Goal of the exercise:
Find the number of lines below in which the word "matplotlib" appears, and write that number only.
-- BEGIN --
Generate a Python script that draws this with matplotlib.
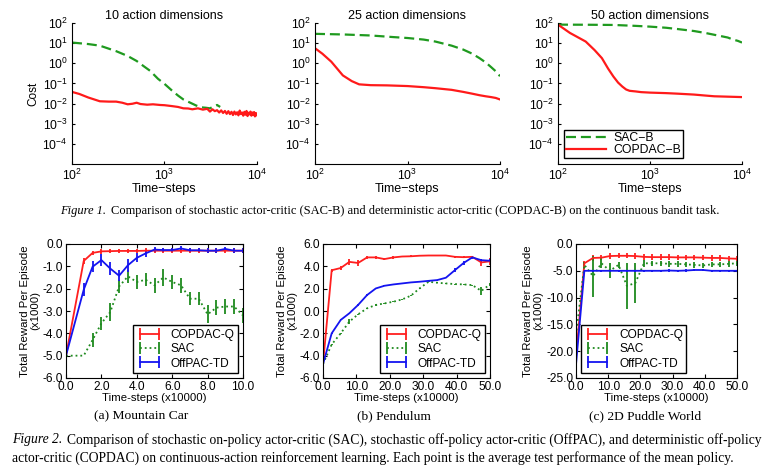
import matplotlib
matplotlib.use('Agg')
import matplotlib.pyplot as plt
from matplotlib.ticker import FormatStrFormatter, NullLocator

plt.rcParams['font.family'] = ['Liberation Sans', 'DejaVu Sans']
plt.rcParams['mathtext.fontset'] = 'custom'
plt.rcParams['mathtext.rm'] = 'Liberation Sans'
plt.rcParams['axes.unicode_minus'] = False

W, H = 772, 476

# ---- Figure 1 data: continuous bandit (cost vs time-steps) ----
titles_top = ['10 action dimensions', '25 action dimensions', '50 action dimensions']

sac10_x = [100, 150, 200, 300, 400, 500, 600, 700, 850, 1000, 1200, 1400, 1600, 1900,
           2200, 2500, 2800, 3100, 3400, 3700, 4000]
sac10_y = [10.7, 9.0, 7.5, 4.0, 2.3, 1.3, 0.7, 0.42, 0.17, 0.095, 0.045, 0.025, 0.016, 0.011,
           0.008, 0.0065, 0.0062, 0.0058, 0.0072, 0.0085, 0.0068]
cop10_x = [100, 120, 150, 200, 250, 300, 350, 400, 450, 500, 550, 650, 750, 900, 1000, 1200,
           1400, 1600, 1800, 2000, 2300, 2600, 2900, 3100, 3300, 3500, 3700, 3900, 4100, 4300,
           4500, 4700, 4900, 5100, 5300, 5500, 5700, 5900, 6100, 6300, 6500, 6700, 6900, 7100,
           7300, 7500, 7700, 7900, 8100, 8300, 8500, 8700, 8900, 9100, 9300, 9500, 9700, 9900,
           10000]
cop10_y = [0.038, 0.03, 0.02, 0.013, 0.0125, 0.0125, 0.011, 0.0092, 0.0098, 0.011, 0.0095,
           0.0088, 0.0092, 0.0085, 0.0083, 0.0075, 0.0068, 0.0058, 0.0057, 0.0052, 0.0058,
           0.0050, 0.0055, 0.0040, 0.0052, 0.0042, 0.0047, 0.0036, 0.0046, 0.0034, 0.0043,
           0.0031, 0.0042, 0.0030, 0.0039, 0.0027, 0.0040, 0.0029, 0.0037, 0.0026, 0.0045,
           0.0030, 0.0036, 0.0025, 0.0039, 0.0028, 0.0043, 0.0024, 0.0035, 0.0029, 0.0040,
           0.0025, 0.0036, 0.0027, 0.0038, 0.0023, 0.0034, 0.0026, 0.0030]

sac25_x = [100, 200, 400, 700, 1000, 1500, 2000, 3000, 4000, 5000, 6000, 7000, 8000, 9000, 10000]
sac25_y = [29, 27, 24, 20, 18, 15, 12, 7.5, 4.8, 3.0, 1.8, 1.1, 0.65, 0.4, 0.23]
cop25_x = [100, 120, 150, 200, 250, 300, 400, 600, 1000, 1500, 2000, 3000, 4000, 5000, 6000,
           7000, 8000, 9000, 10000]
cop25_y = [5.6, 3.0, 1.2, 0.25, 0.13, 0.09, 0.082, 0.08, 0.074, 0.065, 0.058, 0.048, 0.038,
           0.031, 0.026, 0.023, 0.021, 0.019, 0.016]

sac50_x = [100, 200, 400, 700, 1000, 1500, 2000, 3000, 4000, 5000, 6000, 7000, 8000, 9000, 10000]
sac50_y = [83, 82, 80, 72, 66, 58, 50, 40, 32, 26, 22, 19, 15, 13, 10.7]
cop50_x = [100, 135, 200, 250, 300, 350, 400, 450, 500, 550, 600, 700, 800, 1000, 1500, 2000,
           3000, 4000, 5000, 7000, 10000]
cop50_y = [83, 32, 12, 4.5, 1.8, 0.55, 0.22, 0.11, 0.07, 0.05, 0.043, 0.04, 0.037, 0.035,
           0.033, 0.031, 0.028, 0.025, 0.023, 0.022, 0.021]

top_series = [(sac10_x, sac10_y, cop10_x, cop10_y),
              (sac25_x, sac25_y, cop25_x, cop25_y),
              (sac50_x, sac50_y, cop50_x, cop50_y)]

# ---- Figure 2 data: RL benchmarks (reward x1000) ----
mc_x = [0, 1.0, 1.5, 2.0, 2.5, 3.0, 3.5, 4.0, 4.5, 5.0, 5.5, 6.0, 6.5, 7.0, 7.5, 8.0, 8.5, 9.0, 9.5, 10.0]
mc_cop = [-5.0, -0.76, -0.4, -0.33, -0.32, -0.31, -0.31, -0.31, -0.3, -0.3, -0.3, -0.3, -0.3,
          -0.3, -0.3, -0.3, -0.3, -0.3, -0.3, -0.3]
mc_cop_err = [0, 0.12, 0.1, 0.1, 0.1, 0.1, 0.1, 0.1, 0.1, 0.1, 0.1, 0.1, 0.1, 0.1, 0.1, 0.1,
              0.1, 0.1, 0.1, 0.1]
mc_sac = [-5.0, -5.0, -4.3, -3.55, -3.05, -1.9, -1.45, -1.7, -1.6, -1.85, -1.5, -1.7, -1.85,
          -2.45, -2.45, -3.15, -2.85, -2.8, -2.8, -3.2]
mc_sac_err = [0, 0, 0.3, 0.3, 0.4, 0.3, 0.3, 0.3, 0.3, 0.35, 0.4, 0.3, 0.35, 0.3, 0.3, 0.4,
              0.35, 0.35, 0.35, 0.35]
mc_off = [-5.0, -2.05, -1.02, -0.72, -1.1, -1.42, -0.95, -0.62, -0.42, -0.25, -0.27, -0.27,
          -0.2, -0.28, -0.28, -0.3, -0.3, -0.22, -0.3, -0.3]
mc_off_err = [0, 0.3, 0.25, 0.25, 0.3, 0.25, 0.3, 0.2, 0.15, 0.12, 0.1, 0.1, 0.1, 0.1, 0.1,
              0.1, 0.1, 0.1, 0.1, 0.1]

pd_x = [0, 2.6, 5.3, 7.9, 10.5, 13.2, 15.8, 18.4, 21.1, 23.7, 26.3, 28.9, 31.6, 34.2, 36.8,
        39.5, 42.1, 44.7, 47.4, 50.0]
pd_cop = [-4.75, 3.65, 3.85, 4.4, 4.3, 4.8, 4.8, 4.65, 4.8, 4.88, 4.9, 4.95, 4.97, 4.97, 4.97,
          4.85, 4.82, 4.85, 4.35, 4.45]
pd_cop_err = [0, 0.12, 0.15, 0.3, 0.25, 0.12, 0.1, 0.12, 0.1, 0.08, 0.08, 0.05, 0.05, 0.05,
              0.05, 0.1, 0.1, 0.1, 0.35, 0.3]
pd_sac = [-4.75, -3.0, -2.0, -0.95, -0.3, 0.24, 0.54, 0.68, 0.83, 1.04, 1.37, 2.02, 2.62, 2.53,
          2.47, 2.41, 2.38, 2.32, 1.8, 2.38]
pd_sac_err = [0, 0.05, 0.05, 0.2, 0.05, 0.05, 0.05, 0.05, 0.05, 0.05, 0.05, 0.05, 0.05, 0.05,
              0.05, 0.05, 0.05, 0.05, 0.35, 0.1]
pd_off = [-4.75, -2.0, -0.8, -0.2, 0.54, 1.43, 2.02, 2.26, 2.38, 2.47, 2.56, 2.62, 2.7, 2.77,
          2.98, 3.66, 4.3, 4.8, 4.55, 4.5]
pd_off_err = [0, 0.05, 0.05, 0.05, 0.05, 0.05, 0.05, 0.05, 0.05, 0.05, 0.05, 0.05, 0.05, 0.05,
              0.05, 0.15, 0.15, 0.15, 0.15, 0.15]

pw_x = pd_x
pw_cop = [-21.0, -3.6, -2.6, -2.55, -2.25, -2.2, -2.2, -2.25, -2.4, -2.45, -2.45, -2.45, -2.5,
          -2.5, -2.5, -2.55, -2.6, -2.6, -2.7, -2.75]
pw_cop_err = [0, 0.5, 0.5, 0.5, 0.5, 0.5, 0.5, 0.5, 0.5, 0.5, 0.5, 0.5, 0.5, 0.5, 0.5, 0.5,
              0.5, 0.5, 0.5, 0.5]
pw_sac = [-17.0, -3.9, -6.0, -3.6, -5.0, -3.9, -7.8, -7.3, -3.6, -3.6, -3.6, -3.7, -3.7, -3.8,
          -3.9, -4.0, -3.8, -3.8, -3.7, -3.6]
pw_sac_err = [5.4, 0.6, 3.8, 0.9, 1.4, 0.6, 4.3, 3.8, 0.6, 0.5, 0.5, 0.5, 0.5, 0.5, 0.5, 0.5,
              0.5, 0.5, 0.5, 0.5]
pw_off = [-22.5, -5.0, -5.0, -5.0, -5.0, -5.0, -5.0, -5.0, -5.0, -5.0, -5.0, -4.95, -5.0, -4.95,
          -4.85, -4.85, -5.0, -5.0, -5.0, -5.0]
pw_off_err = [0, 0.2, 0.2, 0.2, 0.2, 0.2, 0.2, 0.2, 0.2, 0.2, 0.2, 0.2, 0.2, 0.2, 0.2, 0.2,
              0.2, 0.2, 0.2, 0.2]

bottom_series = [
    (mc_x, mc_cop, mc_cop_err, mc_sac, mc_sac_err, mc_off, mc_off_err),
    (pd_x, pd_cop, pd_cop_err, pd_sac, pd_sac_err, pd_off, pd_off_err),
    (pw_x, pw_cop, pw_cop_err, pw_sac, pw_sac_err, pw_off, pw_off_err),
]
bottom_ylims = [(-6, 0), (-6, 6), (-25, 0)]
bottom_yticks = [[-6, -5, -4, -3, -2, -1, 0], [-6, -4, -2, 0, 2, 4, 6], [-25, -20, -15, -10, -5, 0]]
bottom_xlims = [(0, 10), (0, 50), (0, 50)]
bottom_xticks = [[0, 2, 4, 6, 8, 10], [0, 10, 20, 30, 40, 50], [0, 10, 20, 30, 40, 50]]
bottom_legend_loc = ['lower right', 'lower right', 'lower left']
subcaptions = ['(a) Mountain Car', '(b) Pendulum', '(c) 2D Puddle World']
subcaption_x = [141, 394, 645]


def px_axes(fig, left, top, right, bottom):
    return fig.add_axes([left / W, 1 - bottom / H, (right - left) / W, (bottom - top) / H])


fig = plt.figure(figsize=(W / 100, H / 100), dpi=100)

top_boxes = [(72, 23, 257, 164), (315, 23, 500, 164), (558, 23, 742, 164)]
green_top = '#1f9a1f'
for i, box in enumerate(top_boxes):
    ax = px_axes(fig, *box)
    sx, sy, cx, cy = top_series[i]
    ax.plot(sx, sy, color=green_top, lw=1.6, dashes=(4.5, 2.2), label='SAC\u2212B')
    ax.plot(cx, cy, color='#ff1a1a', lw=1.6, label='COPDAC\u2212B')
    ax.set_xscale('log')
    ax.set_yscale('log')
    ax.set_xlim(1e2, 1e4)
    ax.set_ylim(1e-5, 1e2)
    ax.set_xticks([1e2, 1e3, 1e4])
    ax.set_yticks([1e-4, 1e-3, 1e-2, 1e-1, 1e0, 1e1, 1e2])
    ax.xaxis.set_minor_locator(NullLocator())
    ax.yaxis.set_minor_locator(NullLocator())
    ax.spines['top'].set_visible(False)
    ax.spines['right'].set_visible(False)
    ax.tick_params(direction='in', length=2.5, labelsize=8.8, pad=3)
    ax.set_title(titles_top[i], fontsize=9, pad=3)
    ax.set_xlabel('Time\u2212steps', fontsize=9, labelpad=0)
    if i == 0:
        ax.set_ylabel('Cost', fontsize=8.5, labelpad=2)
    if i == 2:
        ax.legend(loc='lower left', fontsize=8.8, handlelength=3.3, frameon=True,
                  fancybox=False, edgecolor='black', framealpha=1, borderpad=0.15,
                  labelspacing=0.0, borderaxespad=0.5, handletextpad=0.6)

bottom_boxes = [(66, 244, 243, 378), (323, 244, 490, 378), (576, 244, 737, 378)]
for i, box in enumerate(bottom_boxes):
    ax = px_axes(fig, *box)
    x, cop, cop_e, sac, sac_e, off, off_e = bottom_series[i]
    ax.errorbar(x, cop, yerr=cop_e, color='#ff1f1f', lw=1.3, elinewidth=1.3, capsize=0,
                label='COPDAC-Q')
    ax.errorbar(x, sac, yerr=sac_e, color='#1e8a1e', lw=1.3, ls=':', elinewidth=1.3,
                capsize=0, label='SAC')
    ax.errorbar(x, off, yerr=off_e, color='#1414f0', lw=1.3, elinewidth=1.3, capsize=0,
                label='OffPAC-TD')
    ax.set_xlim(*bottom_xlims[i])
    ax.set_ylim(*bottom_ylims[i])
    ax.set_xticks(bottom_xticks[i])
    ax.set_yticks(bottom_yticks[i])
    ax.xaxis.set_major_formatter(FormatStrFormatter('%.1f'))
    ax.yaxis.set_major_formatter(FormatStrFormatter('%.1f'))
    ax.tick_params(direction='in', length=3, labelsize=8.6, pad=2, top=True, right=True)
    for sp in ax.spines.values():
        sp.set_linewidth(0.8)
    ax.set_xlabel('Time-steps (x10000)', fontsize=8.2, labelpad=0)
    ax.set_ylabel('Total Reward Per Episode\n(x1000)', fontsize=8.2, labelpad=2,
                  linespacing=1.0)
    ax.legend(loc=bottom_legend_loc[i], fontsize=8.6, numpoints=2, handlelength=2.2,
              fancybox=False, edgecolor='black', framealpha=1, borderpad=0.3,
              labelspacing=0.2, borderaxespad=0.4, handletextpad=0.7)
    fig.text(subcaption_x[i] / W, 1 - 416 / H, subcaptions[i], ha='center', va='center',
             family='Liberation Serif', fontsize=9.7)


def caption(x, y, lead, rest, size):
    t = fig.text(x / W, 1 - y / H, lead, family='Liberation Serif', style='italic',
                 fontsize=size, va='center')
    r = fig.canvas.get_renderer()
    bb = t.get_window_extent(r)
    fig.text((bb.x1 + 5) / W, 1 - y / H, rest, family='Liberation Serif', fontsize=size,
             va='center')


caption(60, 211, 'Figure 1.', 'Comparison of stochastic actor-critic (SAC-B) and deterministic '
        'actor-critic (COPDAC-B) on the continuous bandit task.', 9.0)
caption(12, 440, 'Figure 2.', 'Comparison of stochastic on-policy actor-critic (SAC), stochastic '
        'off-policy actor-critic (OffPAC), and deterministic off-policy', 9.8)
fig.text(12 / W, 1 - 458 / H, 'actor-critic (COPDAC) on continuous-action reinforcement '
         'learning. Each point is the average test performance of the mean policy.',
         family='Liberation Serif', fontsize=9.8, va='center')

fig.savefig('out.png', dpi=100)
-- END --
Output:
5